A NUMBER of years ago a brilliant young biologist who was suffering from a physical and mental breakdown was given a copy of "Science and Health with Key to the Scriptures" by Mary Baker Eddy. As he read through the first chapter with a certain curiosity but little enthusiasm, he thought to himself, "This really isn't my sort of book; it simply isn't the language or the kind of ideas that make sense to me." Yet he felt himself impelled to go on reading, and before he had finished the book he was healed.
More recently a young woman in Bombay, Western-trained, with an agnostic background, was given a copy of Science and Health. Halfway down the first page of the Preface she came to the sentence (p. vii), "Ignorance of God is no longer the stepping-stone to faith." As she read it a wave of astonishment swept over her. "A woman dared to write that!" she thought. A woman had dared to challenge the agelong basis of religious faith and dogma, not in the name of agnosticism but of Christianity. She had dared to say that God could actually and demonstrably be known. At that instant the knowability of God broke on the Indian woman's educated skepticism like a light.

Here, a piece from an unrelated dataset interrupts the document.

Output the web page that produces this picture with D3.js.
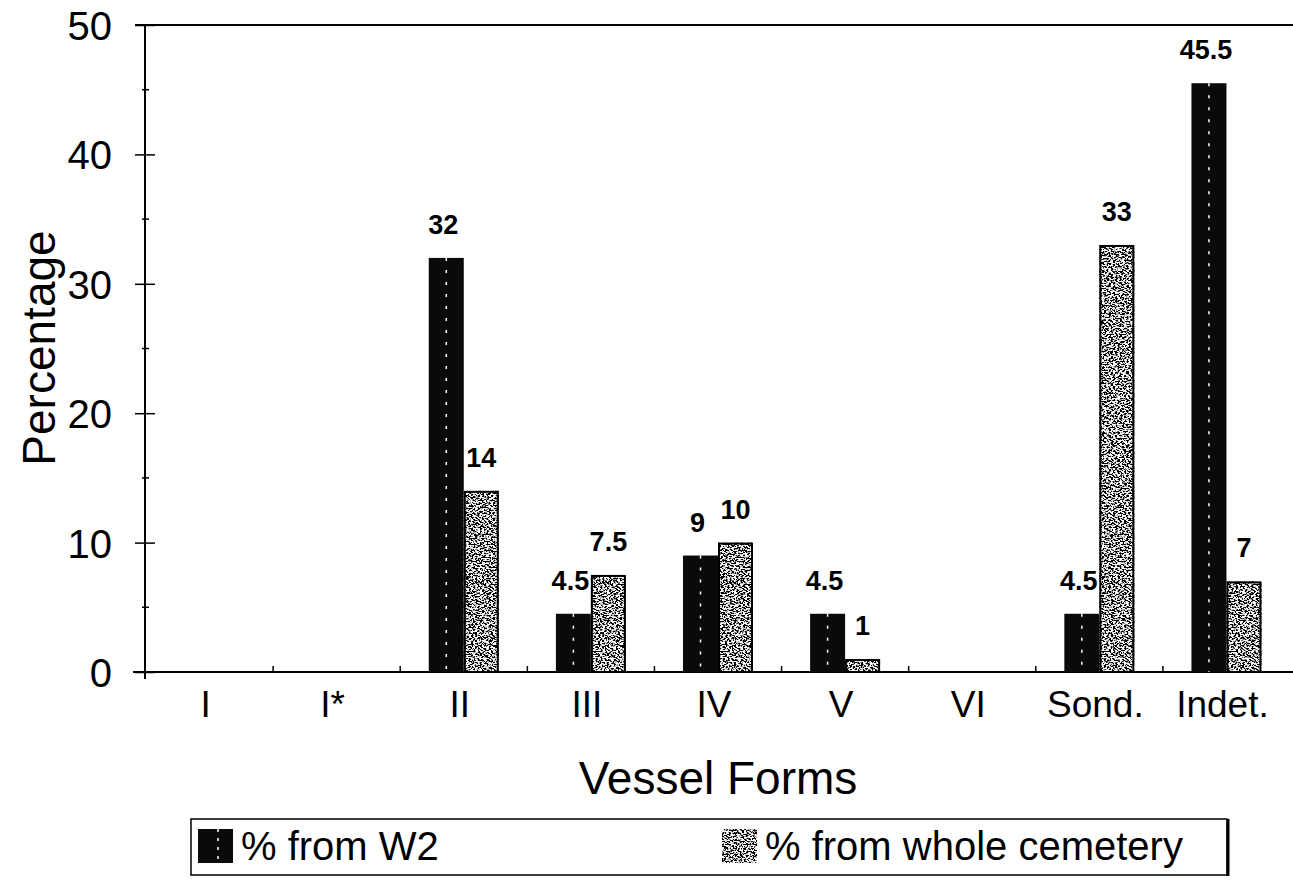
<!DOCTYPE html>
<html>
<head>
<meta charset="utf-8">
<script src="https://cdn.jsdelivr.net/npm/d3@7"></script>
<style>
    body { margin: 0; background: #fff; }
    text { font-family: "Liberation Sans", Arial, sans-serif; fill: #000; }
</style>
</head>
<body>
<svg id="chart"></svg>
<script>
    //-------------------
    // DATA
    //-------------------
    var categories = ["I", "I*", "II", "III", "IV", "V", "VI", "Sond.", "Indet."];
    var fromW2 = [null, null, 32, 4.5, 9, 4.5, null, 4.5, 45.5];
    var fromCemetery = [null, null, 14, 7.5, 10, 1, null, 33, 7];
    var seriesNames = ["% from W2", "% from whole cemetery"];
    var yTicks = [0, 10, 20, 30, 40, 50];

    //-------------------
    // SETUP
    //-------------------
    var width = 1293, height = 881;
    var plot = { left: 145, right: 1290, top: 25, bottom: 672 };

    var svg = d3.select("#chart")
        .attr("width", width)
        .attr("height", height);

    var defs = svg.append("defs");

    // speckled texture for the "whole cemetery" bars
    var filter = defs.append("filter")
        .attr("id", "speckle")
        .attr("x", 0).attr("y", 0).attr("width", 1).attr("height", 1);
    filter.append("feTurbulence")
        .attr("type", "fractalNoise")
        .attr("baseFrequency", "0.45 0.7")
        .attr("numOctaves", 2)
        .attr("seed", 7)
        .attr("result", "noise");
    filter.append("feColorMatrix")
        .attr("in", "noise")
        .attr("type", "matrix")
        .attr("values", "0 0 0 0 0  0 0 0 0 0  0 0 0 0 0  -9 0 0 0 5.1")
        .attr("result", "dots");
    filter.append("feFlood").attr("flood-color", "#fff").attr("result", "white");
    filter.append("feComposite").attr("in", "dots").attr("in2", "white").attr("operator", "over").attr("result", "tex");
    filter.append("feComposite").attr("in", "tex").attr("in2", "SourceGraphic").attr("operator", "in");

    var x = d3.scaleBand()
        .domain(categories)
        .range([plot.left + 1, plot.right]);

    var barW = 35;
    var x1 = d3.scaleBand()
        .domain([0, 1])
        .range([x.bandwidth() / 2 - barW, x.bandwidth() / 2 + barW]);

    var y = d3.scaleLinear()
        .domain([0, 50])
        .range([plot.bottom, plot.top]);

    //-------------------
    // AXES
    //-------------------
    // top border
    svg.append("line")
        .attr("x1", plot.left - 10).attr("x2", width)
        .attr("y1", y(50)).attr("y2", y(50))
        .attr("stroke", "#000").attr("stroke-width", 2);

    var yAxis = d3.axisLeft(y)
        .tickValues(yTicks)
        .tickSizeInner(10)
        .tickSizeOuter(0)
        .tickPadding(23);

    var gy = svg.append("g")
        .attr("transform", "translate(" + plot.left + ",0)")
        .call(yAxis);
    gy.select(".domain").remove();
    gy.selectAll(".tick line").attr("x2", 10).attr("x1", -10).attr("stroke-width", 1.5);
    gy.selectAll(".tick text")
        .style("font-size", "40px")
        .attr("dy", "0.36em");

    // y axis line
    svg.append("line")
        .attr("x1", plot.left).attr("x2", plot.left)
        .attr("y1", y(50)).attr("y2", plot.bottom + 7)
        .attr("stroke", "#000").attr("stroke-width", 2);

    // minor ticks
    svg.selectAll("line.minor")
        .data(d3.range(5, 50, 10))
        .enter().append("line")
        .attr("class", "minor")
        .attr("x1", plot.left - 3).attr("x2", plot.left + 4)
        .attr("y1", d => y(d)).attr("y2", d => y(d))
        .attr("stroke", "#000").attr("stroke-width", 1.5);

    // x axis line
    svg.append("line")
        .attr("x1", plot.left - 12).attr("x2", width)
        .attr("y1", plot.bottom).attr("y2", plot.bottom)
        .attr("stroke", "#000").attr("stroke-width", 2);

    // band divider ticks
    svg.selectAll("line.divider")
        .data(categories.slice(1))
        .enter().append("line")
        .attr("class", "divider")
        .attr("x1", d => x(d)).attr("x2", d => x(d))
        .attr("y1", plot.bottom).attr("y2", plot.bottom - 6)
        .attr("stroke", "#000").attr("stroke-width", 1.5);

    // category labels
    svg.selectAll("text.cat")
        .data(categories)
        .enter().append("text")
        .attr("class", "cat")
        .attr("x", d => x(d) + x.bandwidth() / 2 - 4)
        .attr("y", 717)
        .attr("text-anchor", "middle")
        .style("font-size", "37px")
        .text(d => d);

    // axis titles
    svg.append("text")
        .attr("x", 718).attr("y", 794)
        .attr("text-anchor", "middle")
        .style("font-size", "46px")
        .text("Vessel Forms");

    svg.append("text")
        .attr("transform", "translate(55,348) rotate(-90)")
        .attr("text-anchor", "middle")
        .style("font-size", "46px")
        .text("Percentage");

    //-------------------
    // BARS
    //-------------------
    var rows = categories.map((c, i) => ({ cat: c, vals: [fromW2[i], fromCemetery[i]] }));

    var groups = svg.selectAll("g.cat")
        .data(rows)
        .enter().append("g")
        .attr("class", "cat")
        .attr("transform", d => "translate(" + x(d.cat) + ",0)");

    var bars = groups.selectAll("g.bar")
        .data(d => d.vals.map((v, s) => ({ v: v, s: s })).filter(e => e.v !== null))
        .enter().append("g")
        .attr("class", "bar");

    bars.filter(d => d.s === 0).append("rect")
        .attr("x", d => x1(d.s))
        .attr("y", d => y(d.v))
        .attr("width", x1.bandwidth())
        .attr("height", d => plot.bottom - y(d.v))
        .attr("fill", "#0a0a0a");

    // white streak in the black bars
    bars.filter(d => d.s === 0).append("line")
        .attr("x1", d => x1(d.s) + x1.bandwidth() * 0.5)
        .attr("x2", d => x1(d.s) + x1.bandwidth() * 0.5)
        .attr("y1", d => y(d.v))
        .attr("y2", plot.bottom)
        .attr("stroke", "#fff")
        .attr("stroke-width", 1.5)
        .attr("stroke-dasharray", "3 9");

    bars.filter(d => d.s === 1).append("rect")
        .attr("x", d => x1(d.s))
        .attr("y", d => y(d.v))
        .attr("width", x1.bandwidth())
        .attr("height", d => plot.bottom - y(d.v))
        .attr("fill", "#000")
        .attr("filter", "url(#speckle)");

    bars.filter(d => d.s === 1).append("rect")
        .attr("x", d => x1(d.s) + 1)
        .attr("y", d => y(d.v) + 1)
        .attr("width", x1.bandwidth() - 2)
        .attr("height", d => plot.bottom - y(d.v) - 1)
        .attr("fill", "none")
        .attr("stroke", "#000")
        .attr("stroke-width", 2);

    // value labels
    bars.append("text")
        .attr("x", d => x1(d.s) + x1.bandwidth() / 2 - (d.s === 0 ? 3 : 0))
        .attr("y", d => y(d.v) - 24)
        .attr("text-anchor", "middle")
        .style("font-size", "27px")
        .style("font-weight", "bold")
        .text(d => d.v);

    //-------------------
    // LEGEND
    //-------------------
    var legend = svg.append("g");
    legend.append("rect")
        .attr("x", 191).attr("y", 819)
        .attr("width", 1036).attr("height", 56)
        .attr("fill", "none")
        .attr("stroke", "#000").attr("stroke-width", 1.5);
    legend.append("line")
        .attr("x1", 1228).attr("x2", 1228)
        .attr("y1", 819).attr("y2", 876)
        .attr("stroke", "#000").attr("stroke-width", 3);

    var legendX = [198, 722];
    seriesNames.forEach((name, i) => {
        var sw = legend.append("rect")
            .attr("x", legendX[i]).attr("y", 829)
            .attr("width", 35).attr("height", 34)
            .attr("fill", i === 0 ? "#0a0a0a" : "#000");
        if (i === 1) {
            sw.attr("filter", "url(#speckle)");
        } else {
            legend.append("line")
                .attr("x1", legendX[i] + 20).attr("x2", legendX[i] + 20)
                .attr("y1", 829).attr("y2", 863)
                .attr("stroke", "#fff").attr("stroke-width", 1.5)
                .attr("stroke-dasharray", "3 6");
        }
        legend.append("text")
            .attr("x", legendX[i] + 43).attr("y", 860)
            .style("font-size", "40px")
            .text(name);
    });
</script>
</body>
</html>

These are only two examples of the innumerable ways in which individuals during the past one hundred years have found Christian Science. Some have drunk it in like a thirsty traveler in the desert; some have doubted and resisted and fought their way to an acceptance of its revolutionary metaphysical propositions. But child or scholar, housewife or banker, mechanic or artist, each one who has caught even a distant glimpse of the unclouded face of Truth has shared in some small measure the experience that made Mrs. Eddy the Discoverer of Christian Science.